Hoyer is seeking a new tone on how to handle the nation’s record debt.

“This is a remarkable moment in political history — a time when our creeping fiscal danger of our $9 trillion of publicly held debt troubles Americans as much as the prospect of the most brutal attacks on our country,” Hoyer will say. “The real question is how we respond... There’s the easy way — glib slogans about spending, solutions that are more about winning political power than confronting the scope of the problem, and answers borrowed from decades-old dogma instead of from a hard look at reality.”

 The “right way” Hoyer envisions, however, does involve a continued separation of short-term and structural budget deficits and a careful avoidance of “overreacting to short-term deficits while we’re still feeling the effects of recession.”

“If ‘out-of-control spending’ refers to the Recovery Act and other jobs programs that are responsible for more than 2 million jobs and only a small fraction of our deficit, I’d ask what the alternatives were,” the speech reads. “Whether we are spending or cutting taxes, creating jobs in a recession means adding to the deficit in the short term.”

While conservative Blue Dog Democrats have bristled at further measures to address the recession, Democratic leaders, including Hoyer, have tried to insert the short- versus long-term distinction into the public debate.

Republicans have capitalized on the public’s reluctance to embrace the nuanced argument, and have made the deficit a central part of their attack on the majority, and a key part of their pitch to be returned to power.

“We need a real budget to stop Washington Democrats’ out-of-control spending spree, which is scaring the hell out of the American people, and to create jobs,” Michael Steel, a spokesman for House Minority Leader John Boehner (R-Ohio), said last week.

To these attacks, Hoyer offered his own blistering counterattack.

“A spending-only [deficit reduction] plan has been on the table for more than two years,” Hoyer will say, citing House Budget Committee ranking Republican Paul Ryan’s (Wis.) proposal to shift some seniors away from Medicare and issue private health insurance vouchers for everyone under 55. “Even though I strongly oppose its severe Medicare cuts for seniors, I’ve praised Congressman Ryan for being the only one in his party to offer a solution equal to the problem. But what have we heard from his own party? Crickets. For two years. The Republican Party has run away from Paul Ryan’s plan, even though you’d expect it to rush to embrace a proposal based on spending cuts.”

Hoyer believes that a “spending-and-revenue” compromise is the only realistic option, and says that “on the spending side, we could and should consider a higher retirement age, or one pegged to lifespan.” He would also welcome a debate about “simplifying the tax code to raise revenue more efficiently and increase economic productivity by cutting time lost on tax preparation.”

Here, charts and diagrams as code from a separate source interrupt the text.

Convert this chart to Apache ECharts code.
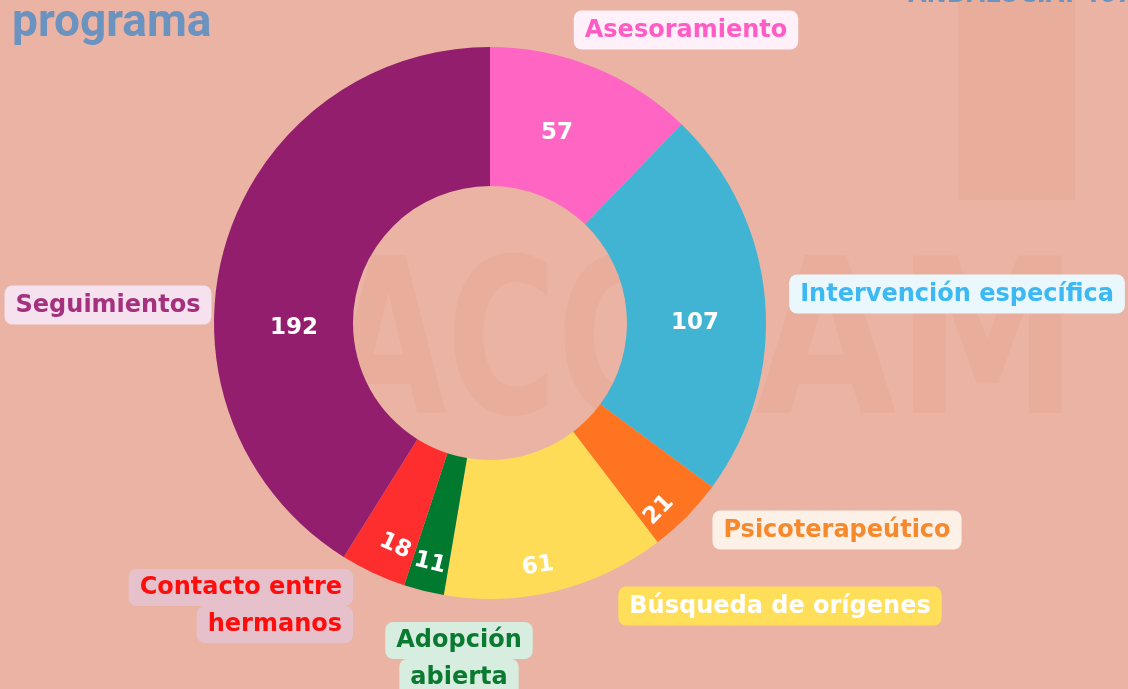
<!DOCTYPE html>
<html>
<head>
<meta charset="utf-8">
<script src="https://cdn.jsdelivr.net/npm/echarts@6/dist/echarts.min.js"></script>
<style>
  html, body { margin: 0; padding: 0; background: #eab3a3; }
  #pie-chart { width: 1128px; height: 689px; }
</style>
</head>
<body>
<div id="pie-chart"></div>
<script>
// datos por programa (Andalucía)
const categories = ['Asesoramiento', 'Intervención específica', 'Psicoterapeútico', 'Búsqueda de orígenes', 'Adopción abierta', 'Contacto entre hermanos', 'Seguimientos'];
const values = [57, 107, 21, 61, 11, 18, 192];
const labelLines = [['Asesoramiento'], ['Intervención específica'], ['Psicoterapeútico'], ['Búsqueda de orígenes'], ['Adopción', 'abierta'], ['Contacto entre', 'hermanos'], ['Seguimientos']];
const total = values.reduce((a, b) => a + b, 0);

// estilos
const sliceColors = ['#ff66c4', '#42b4d3', '#ff7420', '#ffdc58', '#017a30', '#ff2e2e', '#921e6d'];
const nameColors = ['#ff5cc6', '#3cb9f2', '#f7892d', '#ffffff', '#0b7a31', '#ff0d0d', '#a4307e'];
const nameBgs = ['#fff0fa', '#eaf7fd', '#fcf0e7', '#ffde5a', '#d6ede0', '#e6c1cb', '#f5e2ee'];
// posición de las etiquetas [x, y, align]
const namePos = [[686, 30, 'center'], [957, 294, 'center'], [837, 530, 'center'], [780, 606, 'center'], [459, 659, 'center'], [353, 606, 'right'], [108, 305, 'center']];
const valuePos = [[557, 133], [695, 323], [659, 510], [538, 566], [430, 563], [395, 546], [294, 328]];
const valueRotate = [0, 0, 'tangential', 8, 'tangential', 'tangential', 0];

const FONT = '"DejaVu Sans", sans-serif';
const CENTER = [490, 323];
const RADIUS = [137, 276];

const chart = echarts.init(document.getElementById('pie-chart'));

const sliceData = categories.map((name, i) => ({
  name: name,
  value: values[i],
  itemStyle: { color: sliceColors[i] },
  label: { rotate: valueRotate[i] },
}));

const nameData = categories.map((name, i) => {
  const twoLines = labelLines[i].length > 1;
  return {
    name: name,
    value: values[i],
    label: {
      formatter: labelLines[i].map((l) => '{t|' + l + '}').join('\n'),
      rich: {
        t: {
          color: nameColors[i],
          backgroundColor: nameBgs[i],
          borderRadius: 8,
          padding: twoLines ? [7, 11, 6, 11] : [8, 11, 7, 11],
          fontSize: 24,
          fontWeight: 'bold',
          fontFamily: FONT,
        },
      },
    },
  };
});

const option = {
  backgroundColor: '#eab3a3',
  animation: false,
  graphic: [
    // marca de agua
    {
      type: 'rect', z: -10, silent: true,
      shape: { x: 958, y: 0, width: 117, height: 200 },
      style: { fill: '#e9ad9b' },
    },
    {
      type: 'text', z: -10, silent: true, x: 330, y: 357, scaleX: 0.7,
      style: { text: 'ACC', font: 'bold 215px "DejaVu Sans"', fill: '#e9ad9b', textVerticalAlign: 'middle' },
    },
    {
      type: 'text', z: -10, silent: true, x: 755, y: 357, scaleX: 0.85,
      style: { text: 'AM', font: 'bold 215px "DejaVu Sans"', fill: '#e9ad9b', textVerticalAlign: 'middle' },
    },
    // títulos
    {
      type: 'text', x: 12, y: 24,
      style: { text: 'programa', font: 'bold 46px Roboto', fill: '#6b93c0', textVerticalAlign: 'middle' },
    },
    {
      type: 'text', x: 908, y: -4,
      style: { text: 'ANDALUCIA: ' + total, font: 'bold 24px "DejaVu Sans"', fill: '#6b93c0', textVerticalAlign: 'middle' },
    },
  ],
  series: [
    {
      type: 'pie',
      center: CENTER,
      radius: RADIUS,
      startAngle: 90,
      clockwise: true,
      avoidLabelOverlap: false,
      silent: true,
      data: sliceData,
      label: {
        show: true,
        position: 'inside',
        formatter: '{c}',
        color: '#ffffff',
        fontSize: 23,
        fontWeight: 'bold',
        fontFamily: FONT,
      },
      labelLine: { show: false },
      labelLayout: function (p) {
        const q = valuePos[p.dataIndex];
        return { x: q[0], y: q[1] };
      },
    },
    {
      type: 'pie',
      center: CENTER,
      radius: RADIUS,
      startAngle: 90,
      clockwise: true,
      avoidLabelOverlap: false,
      silent: true,
      itemStyle: { color: 'rgba(0,0,0,0)' },
      data: nameData,
      label: { show: true, position: 'outside' },
      labelLine: { show: false },
      labelLayout: function (p) {
        const q = namePos[p.dataIndex];
        return { x: q[0], y: q[1], align: q[2], verticalAlign: 'middle' };
      },
    },
  ],
};

chart.setOption(option);
</script>
</body>
</html>
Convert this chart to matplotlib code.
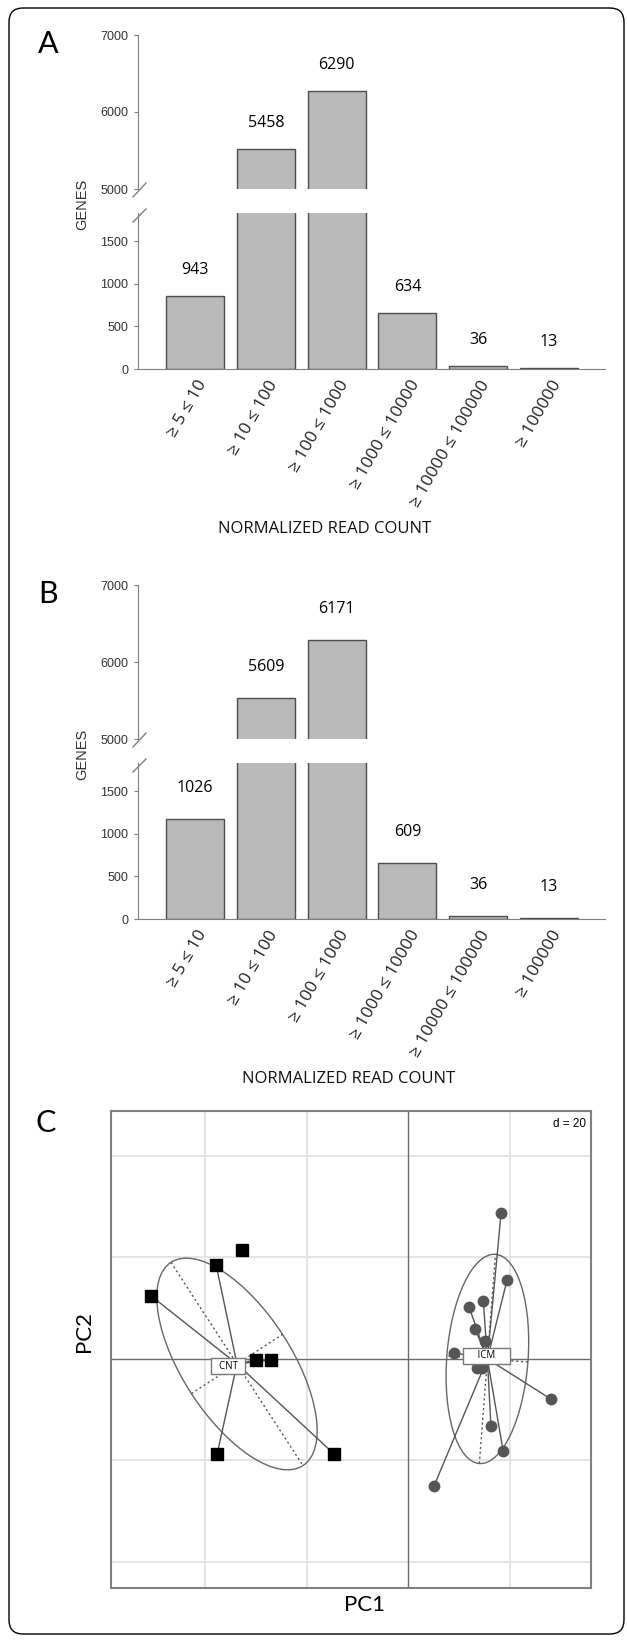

Even defense spending, which was exempt from the cuts the Blue Dogs had advocated, is on the table, according to Hoyer.

“Any conversation about the deficit that leaves out defense spending is seriously flawed before it begins,” he will remark.

The majority leader also opens the door to reining in current tax cuts for Americans earning above $250,000, which is consistent with Obama’s budget plan. Hoyer makes it clear he will battle Senate Democrats, if necessary.

 “As the House and Senate debate what to do with the expiring Bush tax cuts in the coming weeks, we need to have a serious discussion about their implications for our fiscal outlook, including whether we can afford to permanently extend them before we have a real plan for long-term deficit reduction,” according to his speech.

“At a minimum, the House will not extend the tax cuts benefiting taxpayers of incomes above $250,000 despite some suggestions in the Senate that they be extended along with all other Bush tax cuts.”

But much of where Hoyer believes the real deficit debate should start is with the bipartisan fiscal commission.

“To share sacrifices fairly, and to be politically viable, the commission’s proposal can only have one form: an agreement that cuts spending and raises revenue,” Hoyer will say. “We’re lying to ourselves and our children if we say we can maintain our current levels of entitlement spending defense spending, and taxation without bankrupting our country.”